You have the range wrong in your succ function too, you should not subtrace 1 from the size for the range. You could also rewrite it like this to remove one of the conditions from the if

def succ(self, node):
    size = len(node)

    # find all legal moves going forward
    for pos in range(size-2):
        new_node = list(node)
        if ((node[pos] == 1) and (node[pos+2] == 0)):
            new_node[pos] = 0  # we're moving now
            new_node[pos+2] = 1 # this is where we're moving the peg to
            new_node[pos+1] = 0  # take out the peg here if there was one
            yield new_node

    # find all legal moves going backwards
    for pos in range(1,size):
        new_node = list(node)
        if ((node[pos] == 1) and (node[pos-2] == 0)):
            new_node[pos] = 0  # we're moving now
            new_node[pos-2] = 1 # this is where we're moving the peg
            new_node[pos-1] = 0  # take out the peg here if there was one
            yield new_node

Another way to write the succ funtion would be

def succ(self, node):
    for i in range(len(node)-2):
        j=i+3
        if node[i:j]==[1,1,0]:
            yield node[:i]+[0,0,1]+node[j:]
        if node[i:j]==[0,1,1]:
            yield node[:i]+[1,0,0]+node[j:]
        if node[i:j]==[1,0,0]:
            yield node[:i]+[0,0,1]+node[j:]
        if node[i:j]==[0,0,1]:
            yield node[:i]+[1,0,0]+node[j:]
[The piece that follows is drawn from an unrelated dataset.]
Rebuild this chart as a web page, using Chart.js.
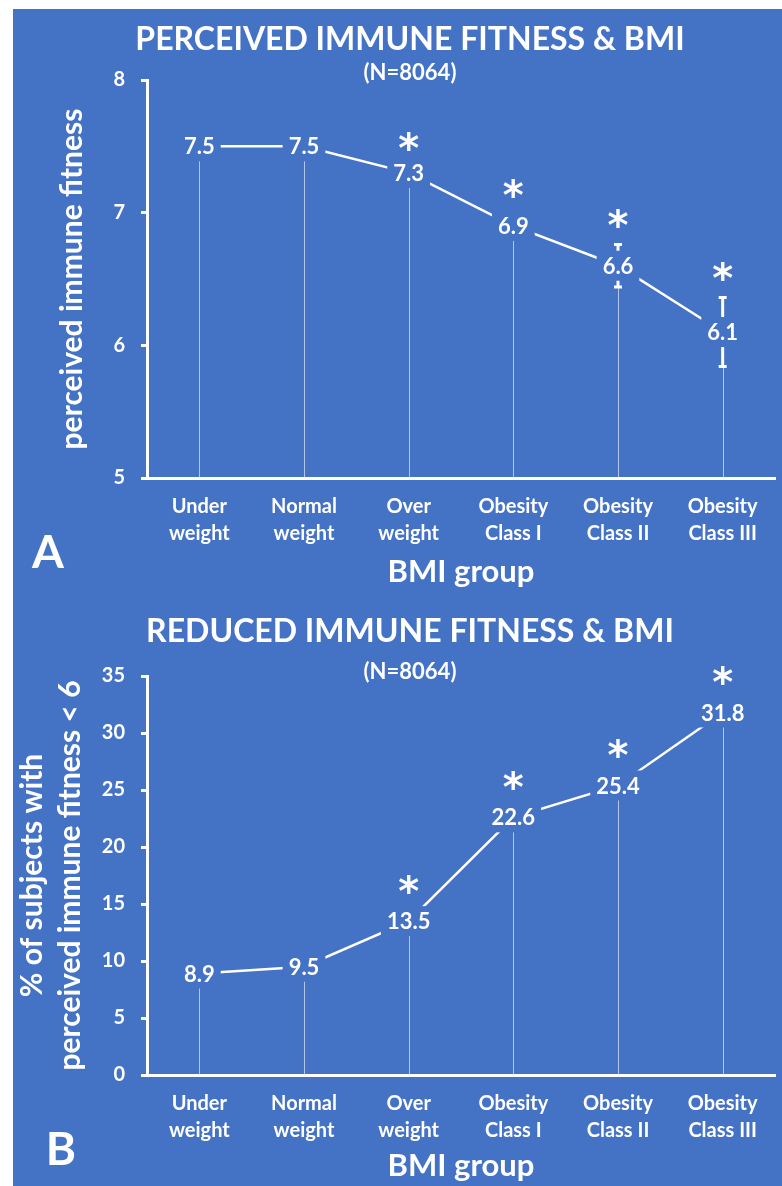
<!DOCTYPE html>
<html>
<head>
<meta charset="utf-8">
<script src="https://cdn.jsdelivr.net/npm/chart.js@4.4.0/dist/chart.umd.min.js"></script>
<style>
    body { margin: 0; background: #ffffff; }
    #panel { position: absolute; left: 13px; top: 9px; width: 769px; height: 1177px; background: #4472c4; }
    canvas { display: block; }
</style>
</head>
<body>
<div id="panel">
    <canvas id="chartA" width="769" height="588"></canvas>
    <canvas id="chartB" width="769" height="588"></canvas>
</div>
<script>
const BLUE = '#4472c4';
const FONT = 'Lato';

// Data
const bmiGroups = [['Under', 'weight'], ['Normal', 'weight'], ['Over', 'weight'],
                   ['Obesity', 'Class I'], ['Obesity', 'Class II'], ['Obesity', 'Class III']];

const fitnessMean = [7.5, 7.5, 7.3, 6.9, 6.6, 6.1];
const fitnessErr = [0.08, 0.03, 0.04, 0.08, 0.16, 0.26];
const fitnessSig = [false, false, true, true, true, true];
const fitnessTicks = [5, 6, 7, 8];

const reducedPct = [8.9, 9.5, 13.5, 22.6, 25.4, 31.8];
const reducedSig = [false, false, true, true, true, true];
const reducedTicks = [0, 5, 10, 15, 20, 25, 30, 35];

Chart.defaults.font.family = FONT;
Chart.defaults.font.weight = 'bold';
Chart.defaults.color = '#ffffff';

// Overlay plugin: drop lines, error bars, value labels, asterisks, titles
function makeOverlay(cfg) {
    return {
        id: 'overlay',
        beforeDatasetsDraw(chart) {
            const ctx = chart.ctx;
            const meta = chart.getDatasetMeta(0);
            const bottom = chart.chartArea.bottom;
            ctx.save();
            ctx.strokeStyle = 'rgba(255,255,255,0.6)';
            ctx.lineWidth = 1;
            meta.data.forEach(pt => {
                const x = Math.round(pt.x) + 0.5;
                ctx.beginPath();
                ctx.moveTo(x, pt.y);
                ctx.lineTo(x, bottom - 1);
                ctx.stroke();
            });
            ctx.restore();
        },
        afterDatasetsDraw(chart) {
            const ctx = chart.ctx;
            const yScale = chart.scales.y;
            const meta = chart.getDatasetMeta(0);
            const values = chart.data.datasets[0].data;
            ctx.save();

            // Error bars
            if (cfg.errors) {
                ctx.strokeStyle = '#ffffff';
                ctx.lineWidth = 3;
                meta.data.forEach((pt, i) => {
                    const top = yScale.getPixelForValue(values[i] + cfg.errors[i]);
                    const bot = yScale.getPixelForValue(values[i] - cfg.errors[i]);
                    ctx.beginPath();
                    ctx.moveTo(pt.x, top);
                    ctx.lineTo(pt.x, bot);
                    ctx.moveTo(pt.x - 4, top);
                    ctx.lineTo(pt.x + 4, top);
                    ctx.moveTo(pt.x - 4, bot);
                    ctx.lineTo(pt.x + 4, bot);
                    ctx.stroke();
                });
            }

            // Value labels with background box
            ctx.font = 'bold 22px ' + FONT;
            ctx.textAlign = 'center';
            ctx.textBaseline = 'middle';
            meta.data.forEach((pt, i) => {
                const txt = values[i].toFixed(1);
                const w = ctx.measureText(txt).width + 12;
                ctx.fillStyle = BLUE;
                ctx.fillRect(pt.x - w / 2, pt.y - 15, w, 30);
                ctx.fillStyle = '#ffffff';
                ctx.fillText(txt, pt.x, pt.y + 1);
            });

            // Significance asterisks
            ctx.font = 'bold 40px "DejaVu Sans"';
            ctx.textBaseline = 'alphabetic';
            const m = ctx.measureText('*');
            const shift = (m.actualBoundingBoxAscent - m.actualBoundingBoxDescent) / 2;
            meta.data.forEach((pt, i) => {
                if (!cfg.sig[i]) return;
                let y;
                if (cfg.errors) {
                    y = yScale.getPixelForValue(values[i] + cfg.errors[i]) - cfg.starOffset;
                } else {
                    y = pt.y - cfg.starOffset;
                }
                ctx.fillText('*', pt.x, y + shift);
            });
            ctx.restore();
        },
        afterDraw(chart) {
            const ctx = chart.ctx;
            const cx = 397;
            ctx.save();
            ctx.fillStyle = '#ffffff';
            ctx.textAlign = 'center';
            ctx.textBaseline = 'middle';
            ctx.font = 'bold 32px ' + FONT;
            ctx.fillText(cfg.title, cx, cfg.titleY);
            ctx.font = 'bold 22px ' + FONT;
            ctx.fillText('(N=8064)', cx, cfg.subY);
            ctx.font = 'bold 46px ' + FONT;
            ctx.fillText(cfg.letter, cfg.letterX, cfg.letterY);
            ctx.restore();
        }
    };
}

function buildChart(id, values, ticks, yTitle, yTitleOpts, xTitlePad, topPad, xHeight, overlay) {
    const ctx = document.getElementById(id).getContext('2d');
    return new Chart(ctx, {
        type: 'line',
        data: {
            labels: bmiGroups,
            datasets: [{
                data: values,
                borderColor: '#ffffff',
                borderWidth: 2.5,
                pointRadius: 0,
                tension: 0
            }]
        },
        options: {
            responsive: false,
            animation: false,
            layout: { padding: { top: topPad, right: 7, left: 0, bottom: 0 } },
            plugins: {
                legend: { display: false },
                tooltip: { enabled: false }
            },
            scales: {
                x: {
                    offset: true,
                    grid: { display: false, drawTicks: false },
                    border: { display: true, color: '#ffffff', width: 3 },
                    ticks: {
                        color: '#ffffff',
                        padding: 15,
                        maxRotation: 0,
                        autoSkip: false,
                        font: { size: 20, weight: 'bold', lineHeight: 1.35 }
                    },
                    title: {
                        display: true,
                        text: 'BMI group',
                        color: '#ffffff',
                        font: { size: 31, weight: 'bold', lineHeight: 1.2 },
                        padding: { top: 0, bottom: xTitlePad }
                    },
                    afterFit: s => { s.height = xHeight; }
                },
                y: {
                    min: ticks[0],
                    max: ticks[ticks.length - 1],
                    ticks: {
                        stepSize: ticks[1] - ticks[0],
                        color: '#ffffff',
                        padding: 16,
                        font: { size: 20, weight: 'bold' }
                    },
                    grid: {
                        display: true,
                        drawOnChartArea: false,
                        drawTicks: true,
                        tickLength: 6,
                        color: '#ffffff',
                        lineWidth: 3
                    },
                    border: { display: true, color: '#ffffff', width: 3 },
                    title: {
                        display: true,
                        text: yTitle,
                        color: '#ffffff',
                        font: { size: 30, weight: 'bold', lineHeight: yTitleOpts.lineHeight },
                        padding: { top: yTitleOpts.pad, bottom: 0 }
                    },
                    afterFit: s => { s.width = 134; }
                }
            }
        },
        plugins: [overlay]
    });
}

buildChart('chartA', fitnessMean, fitnessTicks, 'perceived immune fitness',
    { lineHeight: 1.2, pad: 41 }, 6, 71, 119,
    makeOverlay({
        title: 'PERCEIVED IMMUNE FITNESS & BMI', titleY: 31, subY: 64,
        letter: 'A', letterX: 35, letterY: 544,
        errors: fitnessErr, sig: fitnessSig, starOffset: 27
    }));

buildChart('chartB', reducedPct, reducedTicks, ['% of subjects with', 'perceived immune fitness < 6'],
    { lineHeight: 38 / 30, pad: 0 }, 0, 79, 110,
    makeOverlay({
        title: 'REDUCED IMMUNE FITNESS & BMI', titleY: 35, subY: 75,
        letter: 'B', letterX: 48, letterY: 553,
        errors: null, sig: reducedSig, starOffset: 37
    }));
</script>
</body>
</html>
This tunes the depth first slightly by preferring moves that remove a peg


I haven't decyphered your succ() function, but assuming it works then the rest of the program indeed does depth-first search. I take it that the code doesn't terminate? If succ can return a state that was previously encountered then you might have an infinite decision tree and depth-first search could get stuck going down the infinite branch and miss the correct solution on another branch. In this case you need to use breadth-first search.